At least 4,280 people lost their lives due to the conflict between Turkish security forces and the outlawed Kurdistan Workers’ Party (PKK) since a peace process broke down in July 2015, according to data released by the International Crisis Group (ICG) on March 6.
Then prime minister, Recep Tayyip Erdogan in 2012 announced the start of formal negotiations to end a PKK insurgency that has killed 40,000 people since 1984. PKK’s jailed leader Abdullah Öcalan announced a ceasefire in 2013.
Violence in Turkey’s predominantly Kurdish southeast has surged after the ceasefire collapsed in 2015, leaving the three-year peace process in tatters and reviving the conflict. Heavy fighting between Turkish forces and groups affiliated with the PKK left urban centres in Turkey’s southeast in ruins, with civilians trapped in their homes under strict curfews.
According to the International Crisis Group, an independent conflict prevention organisation, 464 civilians lost their lives since the end of the ceasefire. Majority of these individuals have been killed in urban clashes in the south-east or in PKK’s bomb attacks in metropolitan centres.
According to the most recent data updated on March 6, in two-and-a-half years, at least 1,140 members of the state security forces, including police officers, soldiers and village guards -a Kurdish paramilitary force established in the 1980s by the Turkish military to combat the PKK- died.
More than half of the death toll belongs to PKK, that has fought a three-decade armed campaign for Kurdish self-rule in Turkey. 2,453 members of the armed group and affiliates active in Turkey have been killed, the organisation said.
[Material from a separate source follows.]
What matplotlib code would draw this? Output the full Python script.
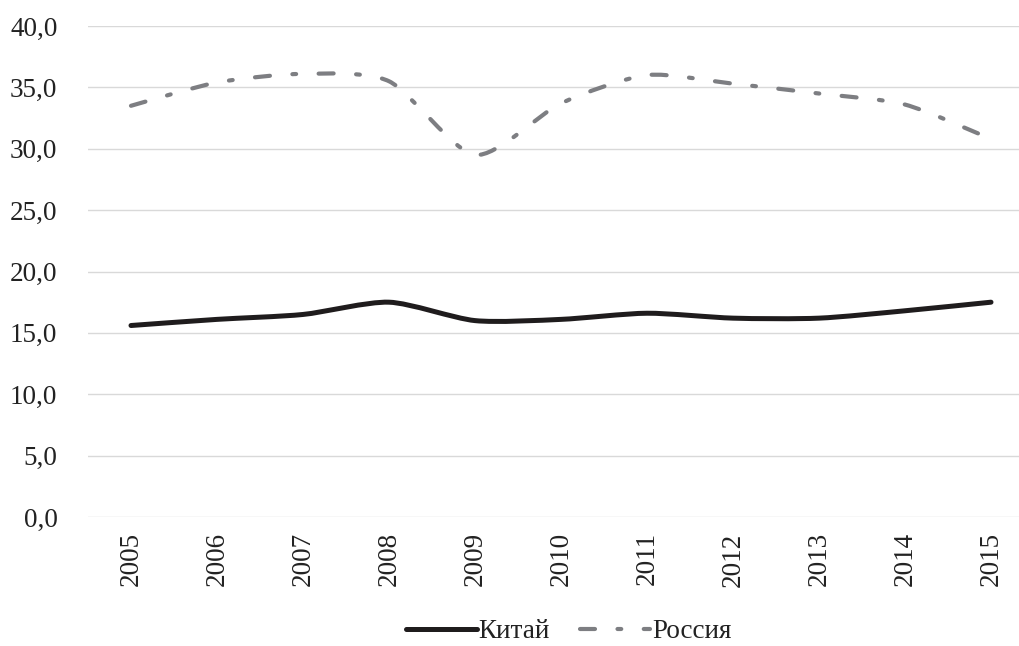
import numpy as np
import matplotlib
matplotlib.use("Agg")
import matplotlib.pyplot as plt
from matplotlib.path import Path
from matplotlib.patches import PathPatch
from matplotlib.lines import Line2D
from matplotlib.ticker import FuncFormatter

years = ["2005", "2006", "2007", "2008", "2009", "2010",
         "2011", "2012", "2013", "2014", "2015"]
china = [15.6, 16.1, 16.5, 17.5, 16.0, 16.1, 16.6, 16.2, 16.2, 16.8, 17.5]
russia = [33.5, 35.4, 36.1, 35.5, 29.5, 33.7, 36.0, 35.3, 34.5, 33.6, 30.8]

plt.rcParams['font.family'] = ['Liberation Serif', 'DejaVu Serif']

def smooth_path(xs, ys, k=8):
    """Сглаженная линия (кривые Безье, как в Excel)"""
    pts = np.column_stack([xs, ys]).astype(float)
    n = len(pts)
    verts = [pts[0]]
    codes = [Path.MOVETO]
    for i in range(n - 1):
        p0 = pts[i - 1] if i > 0 else pts[i]
        p1 = pts[i]
        p2 = pts[i + 1]
        p3 = pts[i + 2] if i + 2 < n else pts[i + 1]
        c1 = p1 + (p2 - p0) / k
        c2 = p2 - (p3 - p1) / k
        verts += [c1, c2, p2]
        codes += [Path.CURVE4] * 3
    return Path(verts, codes)

fig = plt.figure(figsize=(10.2, 6.46), dpi=100)
ax = fig.add_axes([88 / 1020, 1 - 517 / 646, 946 / 1020, 491 / 646])

x = np.arange(len(years))

china_color = "#1f1c1d"
russia_color = "#7d7e82"
russia_dash = (0, (3.6, 5.4, 0.9, 5.4))

ax.add_patch(PathPatch(smooth_path(x, china), fill=False, edgecolor=china_color,
                       lw=3.6, capstyle="round", joinstyle="round", zorder=3))
ax.add_patch(PathPatch(smooth_path(x, russia), fill=False, edgecolor=russia_color,
                       lw=3.0, linestyle=russia_dash, capstyle="round",
                       joinstyle="round", zorder=3))

ax.set_xlim(-0.5, len(years) - 0.5)
ax.set_ylim(0, 40)
ax.set_yticks(np.arange(0, 41, 5))
ax.yaxis.set_major_formatter(FuncFormatter(lambda v, p: f"{v:.1f}".replace(".", ",")))
ax.set_xticks(x)
ax.set_xticklabels(years, rotation=90)
ax.tick_params(axis="both", length=0, labelsize=19.5, colors="#222222")
ax.tick_params(axis="y", pad=22)
ax.tick_params(axis="x", pad=11)
ax.grid(axis="y", color="#d9d9d9", lw=1.0)
ax.set_axisbelow(True)
for s in ax.spines.values():
    s.set_visible(False)

handles = [
    Line2D([], [], color=china_color, lw=3.6, solid_capstyle="round"),
    Line2D([], [], color=russia_color, lw=3.0, linestyle=russia_dash,
           dash_capstyle="round"),
]
fig.legend(handles, ["Китай", "Россия"], loc="center",
           bbox_to_anchor=(569 / 1020, 1 - 632 / 646), ncol=2, frameon=False,
           fontsize=19.5, handlelength=2.6, handletextpad=0.08, columnspacing=1.1,
           labelcolor="#222222")

fig.savefig("out.png", dpi=100)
Ankara says that more than ten thousand militants have been “neutralised” since the resumption of hostilities in July 2015, however, Crisis Group said its figures should not be seen as a refutation of fatality claims made by the Turkish government.
Some 223 individuals of unknown affiliation also died in areas of clashes, overwhelmingly in the southeastern urban zones where the Turkish state declared several long-lasting military curfews, the group said.
The fatality rate in the conflict, concentrated in predominantly Kurdish southeastern cities Diyarbakır, Şırnak, Mardin and Hakkari, peaked in the winter of 2015/2016, according to Crisis Group.
The PKK is designated as a terrorist organisation by Turkey, the United States, and the European Union.